OBJECTIVE: Your task is to repeat the entries exactly. Leave the pictures out.

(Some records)
========

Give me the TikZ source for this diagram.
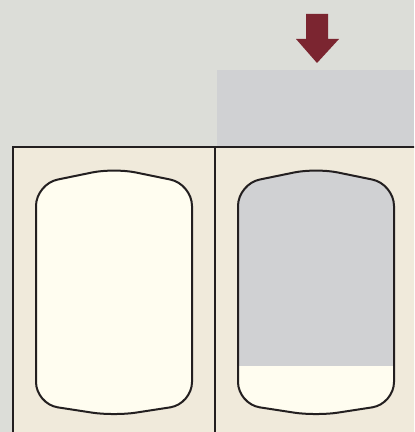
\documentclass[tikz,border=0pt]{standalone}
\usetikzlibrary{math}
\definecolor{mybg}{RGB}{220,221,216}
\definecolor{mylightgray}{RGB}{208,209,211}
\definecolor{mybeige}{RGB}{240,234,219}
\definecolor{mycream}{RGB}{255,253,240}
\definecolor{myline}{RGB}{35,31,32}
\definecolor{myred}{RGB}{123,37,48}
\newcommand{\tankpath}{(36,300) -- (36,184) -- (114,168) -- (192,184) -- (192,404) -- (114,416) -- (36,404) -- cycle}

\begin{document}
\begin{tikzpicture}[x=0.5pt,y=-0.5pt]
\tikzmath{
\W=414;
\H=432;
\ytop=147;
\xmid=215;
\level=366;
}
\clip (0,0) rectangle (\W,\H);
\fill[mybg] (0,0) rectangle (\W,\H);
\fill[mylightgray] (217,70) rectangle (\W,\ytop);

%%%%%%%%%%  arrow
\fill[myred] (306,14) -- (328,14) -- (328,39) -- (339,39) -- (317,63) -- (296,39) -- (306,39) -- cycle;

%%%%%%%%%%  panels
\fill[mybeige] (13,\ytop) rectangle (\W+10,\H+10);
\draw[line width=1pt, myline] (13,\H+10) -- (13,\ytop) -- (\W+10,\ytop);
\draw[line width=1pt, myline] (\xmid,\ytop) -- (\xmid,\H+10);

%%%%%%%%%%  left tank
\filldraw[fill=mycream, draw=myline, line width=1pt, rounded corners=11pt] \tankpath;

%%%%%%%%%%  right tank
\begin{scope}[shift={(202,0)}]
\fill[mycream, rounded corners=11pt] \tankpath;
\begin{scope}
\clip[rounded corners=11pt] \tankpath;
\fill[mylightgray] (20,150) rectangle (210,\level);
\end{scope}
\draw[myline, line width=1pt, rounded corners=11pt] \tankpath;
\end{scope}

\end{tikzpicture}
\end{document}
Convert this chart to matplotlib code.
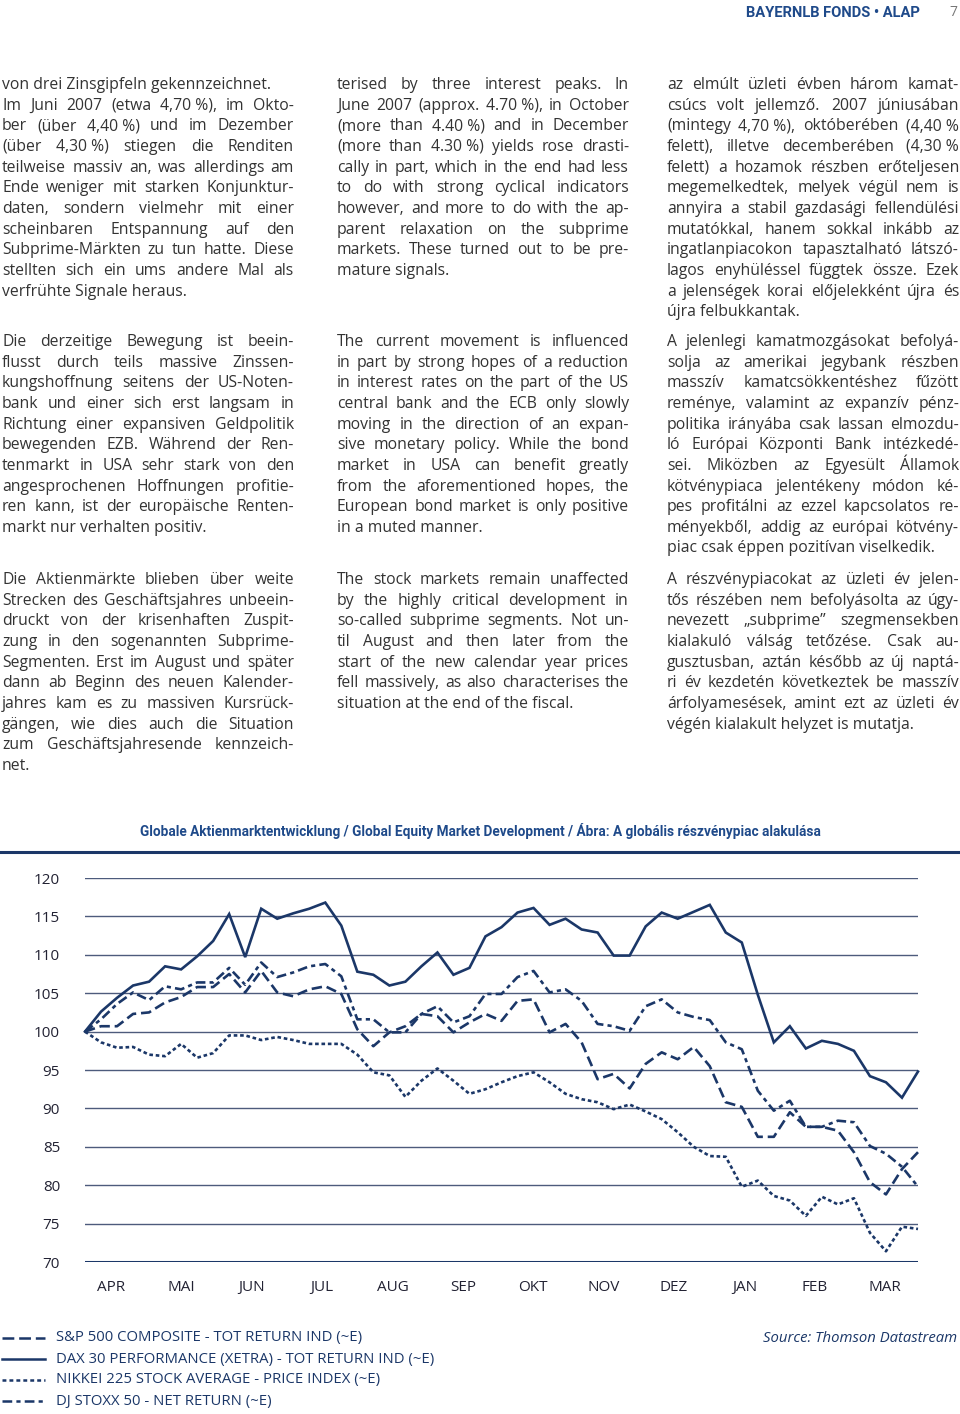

========

OUTPUT BELOW:
Give me the TikZ source for this diagram.
\documentclass[tikz,border=0pt]{standalone}
\usetikzlibrary{math}
\definecolor{mybg}{RGB}{220,221,216}
\definecolor{mylightgray}{RGB}{208,209,211}
\definecolor{mybeige}{RGB}{240,234,219}
\definecolor{mycream}{RGB}{255,253,240}
\definecolor{myline}{RGB}{35,31,32}
\definecolor{myred}{RGB}{123,37,48}
\newcommand{\tankpath}{(36,300) -- (36,184) -- (114,168) -- (192,184) -- (192,404) -- (114,416) -- (36,404) -- cycle}

\begin{document}
\begin{tikzpicture}[x=0.5pt,y=-0.5pt]
\tikzmath{
\W=414;
\H=432;
\ytop=147;
\xmid=215;
\level=366;
}
\clip (0,0) rectangle (\W,\H);
\fill[mybg] (0,0) rectangle (\W,\H);
\fill[mylightgray] (217,70) rectangle (\W,\ytop);

%%%%%%%%%%  arrow
\fill[myred] (306,14) -- (328,14) -- (328,39) -- (339,39) -- (317,63) -- (296,39) -- (306,39) -- cycle;

%%%%%%%%%%  panels
\fill[mybeige] (13,\ytop) rectangle (\W+10,\H+10);
\draw[line width=1pt, myline] (13,\H+10) -- (13,\ytop) -- (\W+10,\ytop);
\draw[line width=1pt, myline] (\xmid,\ytop) -- (\xmid,\H+10);

%%%%%%%%%%  left tank
\filldraw[fill=mycream, draw=myline, line width=1pt, rounded corners=11pt] \tankpath;

%%%%%%%%%%  right tank
\begin{scope}[shift={(202,0)}]
\fill[mycream, rounded corners=11pt] \tankpath;
\begin{scope}
\clip[rounded corners=11pt] \tankpath;
\fill[mylightgray] (20,150) rectangle (210,\level);
\end{scope}
\draw[myline, line width=1pt, rounded corners=11pt] \tankpath;
\end{scope}

\end{tikzpicture}
\end{document}
Convert this chart to matplotlib code.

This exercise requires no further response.